One of the most quoted examples in The Medici Effect is the ants-and-truck-drivers case. R&D engineer Eric Bonabeau met ecologist Guy Theraulaz and learned how ants find the quickest route to food. The result of the ecology-mathematics intersection that was born in that meeting was that Bonabeau a couple of years of hard work later helped introducing the new field “swarm intelligence”. Basically, the concept is to mimic the collective behaviour of swarm insects and in The Medici Effect it is described how such models are used to optimize different kinds of transport.
But swarm intelligence has expanded rapidly and has turned out to be a very fruitful discipline with a growing number of rather diverse applications. Since it can be used to find the most efficient route for trucks it is easy to accept that it can also improve distribution of information on the web or optimize connections in telecom networks. However, there are more complex uses.
For example, it can make groups of small, simple robots solve quite difficult tasks. One of the pioneers in the field, Marco Dorigo, professor at Université Libre de Bruxelles, uses his invention Ant Colony Optimization to make the robots perform collectively - they can connect to each other in order to climb over obstacles or cooperate to carry heavy objects. Simon Garnier at Université Paul Sabatier in Toulouse is another researcher who applies swarm intelligence to robots – and people! Not surprisingly, ant behaviour can be compared to human behaviour in crowded situations. Knowledge of this can be used to optimize evacuation plans or help understand why and how a calm situation can become dangerous when panic spreads in a crowd.
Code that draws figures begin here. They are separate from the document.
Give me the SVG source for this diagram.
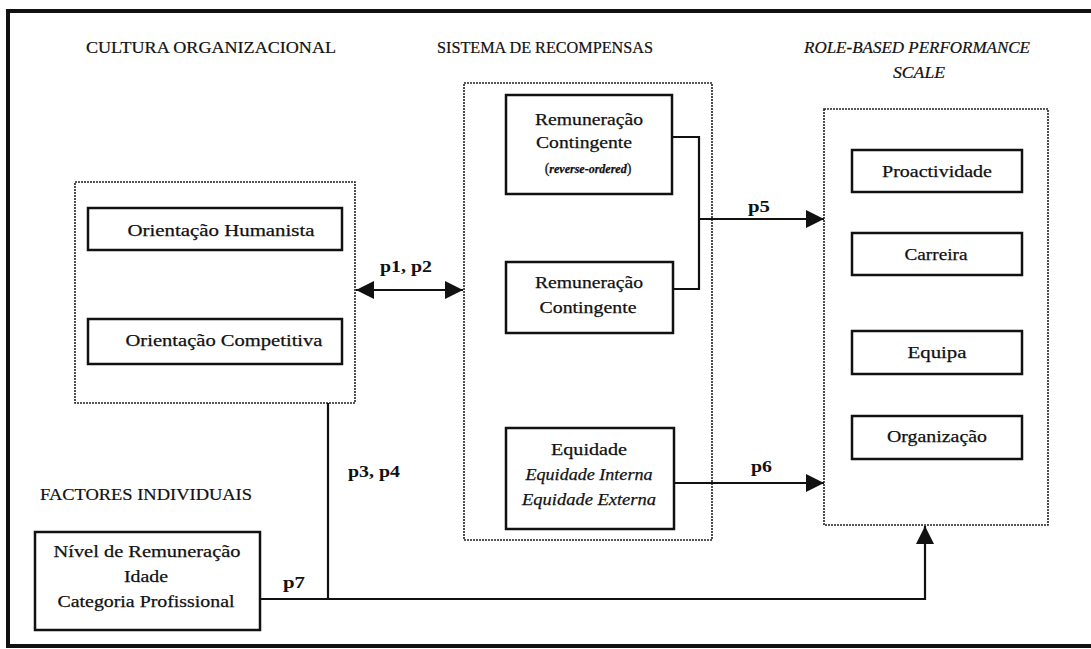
<svg xmlns="http://www.w3.org/2000/svg" width="1091" height="649" viewBox="0 0 1091 649">
<defs>
<style>
text{font-family:"Liberation Serif","Times New Roman",serif}
.t{font-size:17px;fill:#111;text-anchor:middle;stroke:#111;stroke-width:0.25}
.h{font-size:16px;fill:#111;stroke:#111;stroke-width:0.2}
.i{font-style:italic}
.lb{font-size:17px;font-weight:bold;fill:#111}
.box{fill:#fff;stroke:#111;stroke-width:2.5}
.dot{fill:none;stroke:#222;stroke-width:1.6;stroke-dasharray:2 1}
.ln{fill:none;stroke:#111;stroke-width:2.2}
</style>
<marker id="a" viewBox="0 0 18 18" refX="18" refY="9" markerWidth="18" markerHeight="18" markerUnits="userSpaceOnUse" orient="auto-start-reverse">
<path d="M0,0 L18,9 L0,18 z" fill="#111"/>
</marker>
</defs>
<rect x="0" y="0" width="1091" height="649" fill="#fff"/>
<rect id="frame" x="8" y="11" width="1090" height="635" fill="none" stroke="#111" stroke-width="4"/>

<g id="titles">
<text class="h" x="86" y="53" textLength="250" lengthAdjust="spacingAndGlyphs">CULTURA ORGANIZACIONAL</text>
<text class="h" x="437" y="53" textLength="216" lengthAdjust="spacingAndGlyphs">SISTEMA DE RECOMPENSAS</text>
<text class="h i" x="804" y="53" textLength="226" lengthAdjust="spacingAndGlyphs">ROLE-BASED PERFORMANCE</text>
<text class="h i" x="893" y="78" textLength="52" lengthAdjust="spacingAndGlyphs">SCALE</text>
<text class="h" x="40" y="500" textLength="212" lengthAdjust="spacingAndGlyphs">FACTORES INDIVIDUAIS</text>
</g>

<g id="cultura">
<rect class="dot" x="75" y="182" width="280" height="221"/>
</g>
<g id="humanista">
<rect class="box" x="88" y="208" width="254" height="42"/>
<text class="t" x="221" y="236" textLength="187" lengthAdjust="spacingAndGlyphs">Orientação Humanista</text>
</g>
<g id="competitiva">
<rect class="box" x="88" y="319" width="254" height="45"/>
<text class="t" x="224" y="346" textLength="197" lengthAdjust="spacingAndGlyphs">Orientação Competitiva</text>
</g>

<g id="recompensas">
<rect class="dot" x="464" y="83" width="248" height="457"/>
</g>
<g id="rem-reverse">
<rect class="box" x="506" y="95" width="166" height="99"/>
<text class="t" x="589" y="125" textLength="108" lengthAdjust="spacingAndGlyphs">Remuneração</text>
<text class="t" x="584" y="148" textLength="96" lengthAdjust="spacingAndGlyphs">Contingente</text>
<text class="t" x="588" y="173" style="font-size:14px">(<tspan style="font-style:italic;font-weight:bold;font-size:12px">reverse-ordered</tspan>)</text>
</g>
<g id="rem">
<rect class="box" x="506" y="262" width="167" height="71"/>
<text class="t" x="589" y="288" textLength="108" lengthAdjust="spacingAndGlyphs">Remuneração</text>
<text class="t" x="588" y="313" textLength="97" lengthAdjust="spacingAndGlyphs">Contingente</text>
</g>
<g id="equidade">
<rect class="box" x="506" y="428" width="168" height="101"/>
<text class="t" x="589" y="455" textLength="76" lengthAdjust="spacingAndGlyphs">Equidade</text>
<text class="t i" x="589" y="480" textLength="127" lengthAdjust="spacingAndGlyphs">Equidade Interna</text>
<text class="t i" x="589" y="505" textLength="134" lengthAdjust="spacingAndGlyphs">Equidade Externa</text>
</g>

<g id="performance">
<rect class="dot" x="824" y="109" width="224" height="416"/>
</g>
<g id="proactividade">
<rect class="box" x="852" y="150" width="170" height="42"/>
<text class="t" x="937" y="177" textLength="110" lengthAdjust="spacingAndGlyphs">Proactividade</text>
</g>
<g id="carreira">
<rect class="box" x="852" y="233" width="170" height="42"/>
<text class="t" x="936" y="260" textLength="63" lengthAdjust="spacingAndGlyphs">Carreira</text>
</g>
<g id="equipa">
<rect class="box" x="852" y="331" width="170" height="43"/>
<text class="t" x="937" y="358" textLength="59" lengthAdjust="spacingAndGlyphs">Equipa</text>
</g>
<g id="organizacao">
<rect class="box" x="852" y="416" width="170" height="43"/>
<text class="t" x="937" y="442" textLength="100" lengthAdjust="spacingAndGlyphs">Organização</text>
</g>

<g id="factores">
<rect class="box" x="35" y="532" width="225" height="98"/>
<text class="t" x="147" y="557" textLength="187" lengthAdjust="spacingAndGlyphs">Nível de Remuneração</text>
<text class="t" x="146" y="582" textLength="44" lengthAdjust="spacingAndGlyphs">Idade</text>
<text class="t" x="146" y="607" textLength="177" lengthAdjust="spacingAndGlyphs">Categoria Profissional</text>
</g>

<g id="connectors">
<path class="ln" d="M356,290 H463" marker-start="url(#a)" marker-end="url(#a)"/>
<path class="ln" d="M672,137 H699 V289 H673"/>
<path class="ln" d="M699,219 H824" marker-end="url(#a)"/>
<path class="ln" d="M674,483 H824" marker-end="url(#a)"/>
<path class="ln" d="M328,403 V599"/>
<path class="ln" d="M260,599 H925 V526" marker-end="url(#a)"/>
<text class="lb" x="380" y="272" textLength="52" lengthAdjust="spacingAndGlyphs">p1, p2</text>
<text class="lb" x="748" y="212" textLength="22" lengthAdjust="spacingAndGlyphs">p5</text>
<text class="lb" x="751" y="472" textLength="21" lengthAdjust="spacingAndGlyphs">p6</text>
<text class="lb" x="348" y="477" textLength="52" lengthAdjust="spacingAndGlyphs">p3, p4</text>
<text class="lb" x="283" y="588" textLength="22" lengthAdjust="spacingAndGlyphs">p7</text>
</g>
</svg>
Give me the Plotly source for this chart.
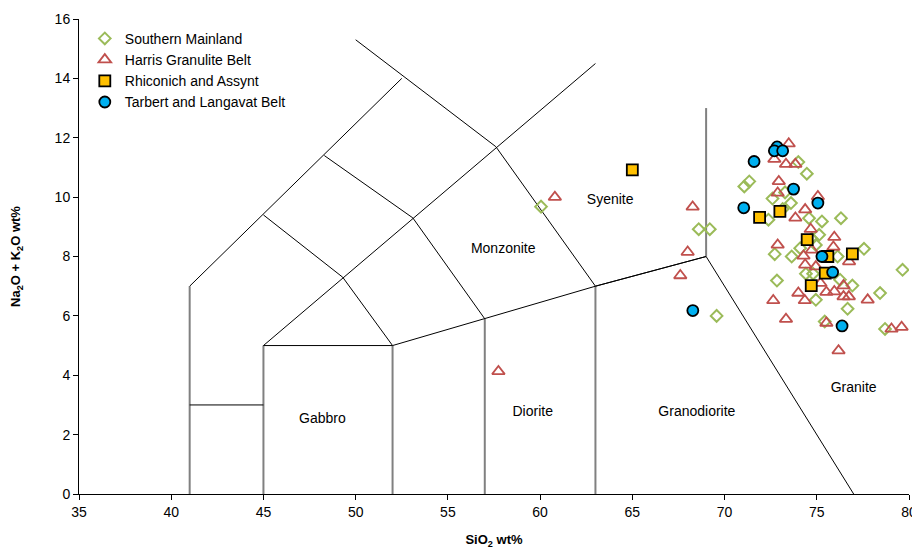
import plotly.graph_objects as go

# ---------------- data ----------------
sm_x = [60.05, 68.6, 69.2, 69.57, 74.0, 74.46, 71.34, 71.07, 73.28, 72.6, 73.6, 73.15, 76.31, 75.28,
        74.58, 72.38, 75.13, 74.73, 74.1, 77.56, 74.95, 72.72, 73.64, 76.13, 79.65, 72.84, 74.41,
        74.8, 76.26, 76.93, 78.43, 74.95, 76.67, 75.43, 78.7]
sm_y = [9.68, 8.92, 8.92, 6.0, 11.18, 10.79, 10.53, 10.36, 10.16, 9.95, 9.8, 9.6, 9.29, 9.18,
        9.29, 9.24, 8.73, 8.6, 8.28, 8.26, 8.39, 8.08, 8.0, 8.0, 7.55, 7.19, 7.42,
        7.42, 7.22, 7.02, 6.77, 6.54, 6.24, 5.81, 5.56]

hg_x = [60.8, 68.27, 68.0, 67.6, 57.74, 73.48, 72.7, 73.33, 73.84, 72.94, 72.88, 74.37, 73.84, 74.67,
        75.95, 72.88, 75.9, 74.28, 74.73, 76.75, 74.37, 74.95, 74.0, 74.35, 72.64, 75.52, 75.95,
        76.45, 76.45, 76.74, 77.76, 73.33, 75.52, 76.18, 79.05, 79.6, 75.06, 75.2]
hg_y = [10.0, 9.67, 8.15, 7.36, 4.13, 11.8, 11.28, 11.11, 11.11, 10.53, 10.14, 9.58, 9.3, 8.92,
        8.65, 8.39, 8.32, 8.02, 8.22, 7.83, 7.72, 7.66, 6.77, 6.52, 6.52, 6.8, 6.82,
        7.02, 6.65, 6.65, 6.54, 5.89, 5.76, 4.83, 5.56, 5.62, 10.02, 7.1]

ra_x = [65.0, 71.9, 73.0, 74.48, 76.93, 75.6, 75.46, 74.7]
ra_y = [10.92, 9.32, 9.52, 8.57, 8.09, 8.0, 7.44, 7.02]

tl_x = [72.85, 72.7, 73.15, 71.6, 73.74, 75.06, 71.04, 75.28, 75.86, 68.28, 76.37]
tl_y = [11.69, 11.56, 11.56, 11.2, 10.27, 9.8, 9.64, 8.0, 7.47, 6.18, 5.66]

# TAS (plutonic) field boundaries: black thin segments
black_x = [41, 52.5, None, 50, 57.6, 63, 69, 77, None, 45, 63, None,
           45, 49.3, 52, None, 48.3, 53.1, 57, None, 52, 57, 63, 69, None, 45, 52, None, 41, 45]
black_y = [7, 14, None, 15.3, 11.7, 7, 8, 0, None, 5, 14.5, None,
           9.4, 7.3, 5, None, 11.4, 9.3, 5.9, None, 5, 5.9, 7, 8, None, 5, 5, None, 3, 3]
# grey vertical segments
grey_x = [41, 41, None, 45, 45, None, 52, 52, None, 57, 57, None, 63, 63, None, 69, 69]
grey_y = [0, 7, None, 0, 5, None, 0, 5, None, 0, 5.9, None, 0, 7, None, 8, 13]

field_names = ["Gabbro", "Diorite", "Granodiorite", "Granite", "Monzonite", "Syenite"]
field_x = [48.2, 59.6, 68.5, 77.0, 58.0, 63.8]
field_y = [2.5, 2.75, 2.75, 3.55, 8.22, 9.88]

FONT = "Arial, Liberation Sans, sans-serif"

# ---------------- figure ----------------
fig = go.Figure()

fig.add_trace(go.Scatter(x=grey_x, y=grey_y, mode="lines", line=dict(color="#808080", width=2),
                         showlegend=False, hoverinfo="skip"))
fig.add_trace(go.Scatter(x=black_x, y=black_y, mode="lines", line=dict(color="black", width=1),
                         showlegend=False, hoverinfo="skip"))

fig.add_trace(go.Scatter(x=sm_x, y=sm_y, mode="markers", name="Southern Mainland",
                         marker=dict(symbol="diamond-open", size=9, color="#9BBB59",
                                     line=dict(width=2, color="#9BBB59"))))
fig.add_trace(go.Scatter(x=hg_x, y=hg_y, mode="markers", name="Harris Granulite Belt",
                         marker=dict(symbol="triangle-up-open", size=11, color="#C0504D",
                                     line=dict(width=1.8, color="#C0504D"))))
fig.add_trace(go.Scatter(x=ra_x, y=ra_y, mode="markers", name="Rhiconich and Assynt",
                         marker=dict(symbol="square", size=11, color="#FFC000",
                                     line=dict(width=1.8, color="black"))))
fig.add_trace(go.Scatter(x=tl_x, y=tl_y, mode="markers", name="Tarbert and Langavat Belt",
                         marker=dict(symbol="circle", size=11, color="#00B0F0",
                                     line=dict(width=1.8, color="black"))))

fig.add_trace(go.Scatter(x=field_x, y=field_y, mode="text", text=field_names,
                         textfont=dict(family=FONT, size=14, color="black"),
                         showlegend=False, hoverinfo="skip"))

# note: the page body adds an 8px offset, so margins are reduced by 8 on left/top
fig.update_layout(
    width=920, height=550,
    margin=dict(l=71, r=19, t=11, b=64, autoexpand=False),
    paper_bgcolor="white", plot_bgcolor="white",
    font=dict(family=FONT, size=14, color="black"),
    showlegend=True,
    legend=dict(x=0.007, y=0.992, xanchor="left", yanchor="top", bgcolor="rgba(0,0,0,0)",
                font=dict(size=14), itemwidth=30, tracegroupgap=0),
    xaxis=dict(range=[35, 80], dtick=5, showgrid=False, zeroline=False, showline=True,
               linecolor="black", linewidth=1, ticks="outside", ticklen=5, tickcolor="black",
               automargin=False, tickfont=dict(size=14),
               title=dict(text="<b>SiO<sub>2</sub> wt%</b>", font=dict(size=13), standoff=16)),
    yaxis=dict(range=[0, 16], dtick=2, showgrid=False, zeroline=False, showline=True,
               linecolor="black", linewidth=1, ticks="outside", ticklen=5, tickcolor="black",
               automargin=False, tickfont=dict(size=14),
               title=dict(text="<b>Na<sub>2</sub>O + K<sub>2</sub>O wt%</b>", font=dict(size=13),
                          standoff=42)),
)

fig.write_html("out.html")
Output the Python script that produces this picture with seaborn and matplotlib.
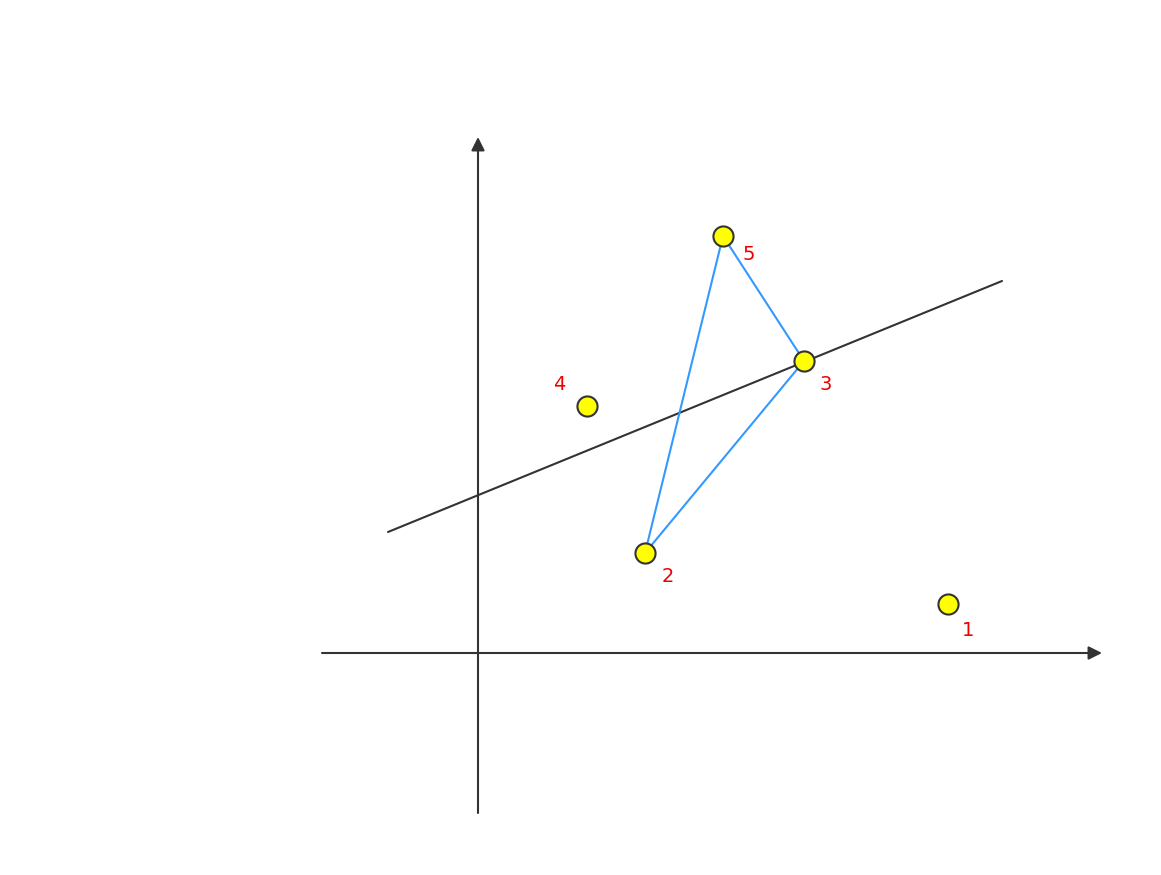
import matplotlib
matplotlib.use("Agg")
import matplotlib.pyplot as plt
import seaborn as sns
import pandas as pd

sns.set_theme(style="white")
plt.rcParams["font.family"] = ["DejaVu Sans"]

# points (data units, origin at axes crossing)
point_ids = ["1", "2", "3", "4", "5"]
point_x = [9.40, 3.34, 6.52, 2.18, 4.90]
point_y = [0.98, 2.00, 5.84, 4.94, 8.34]

# fitted line end points
line_x = [-1.80, 10.48]
line_y = [2.42, 7.44]

# triangle through points 2 -> 5 -> 3 -> 2
tri_order = ["2", "5", "3", "2"]

pts = pd.DataFrame({"id": point_ids, "x": point_x, "y": point_y})
tri = pts.set_index("id").loc[tri_order].reset_index()
line = pd.DataFrame({"x": line_x, "y": line_y})

fig = plt.figure(figsize=(11.61, 8.75), dpi=100)
ax = fig.add_axes([0, 0, 1, 1])
ax.set_xlim(-9.56, 13.66)
ax.set_ylim(-4.44, 13.06)
ax.axis("off")

# axes with arrows
arrow = dict(arrowstyle="-|>", color="#333333", lw=1.5, mutation_scale=20,
             shrinkA=0, shrinkB=0)
ax.annotate("", xy=(12.48, 0), xytext=(-3.12, 0), arrowprops=arrow)
ax.annotate("", xy=(0, 10.32), xytext=(0, -3.2), arrowprops=arrow)

sns.lineplot(data=line, x="x", y="y", color="#333333", lw=1.5, ax=ax, sort=False)
sns.lineplot(data=tri, x="x", y="y", color="#3399ff", lw=1.5, ax=ax,
             sort=False, estimator=None)
sns.scatterplot(data=pts, x="x", y="y", s=210, color="#ffff00",
                edgecolor="#333333", linewidth=1.5, ax=ax, zorder=5)

# label offsets in pixels (dx right, dy down)
label_offsets = {"1": (20, 26), "2": (23, 23), "3": (22, 24),
                 "4": (-28, -21), "5": (26, 18)}
for pid, x, y in zip(point_ids, point_x, point_y):
    dx, dy = label_offsets[pid]
    ax.annotate(pid, xy=(x, y), xytext=(dx * 0.72, -dy * 0.72),
                textcoords="offset points", ha="center", va="center",
                color="#ee0000", fontsize=14)

ax.set_xlabel("")
ax.set_ylabel("")
fig.savefig("out.png", dpi=100)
Even human decision making may be explained with swarm intelligence. David Sumpter, at Uppsala University bases his research on the fact that swarms have no distinct leaders and decisions are made "democratically". A model that is based on the collective decisions of groups of hens proved to predict decision making processes between EU nations with impressive accuracy. Some, of course, might argue this that says more about Europeans than about the model, but basically the model shows that people tend to imitate the decisions of others. And that is arguably global human behaviour.
Anyway, the prosperity and versatility of swarm intelligence makes it a good example of the innovative power of intersections. The discipline was born because individuals had the courage to break out of their networks and make new connections. And this was as a late as the early nineties. The projects described above is only a selection of examples from what The Medici Effect calls an explosion of ideas.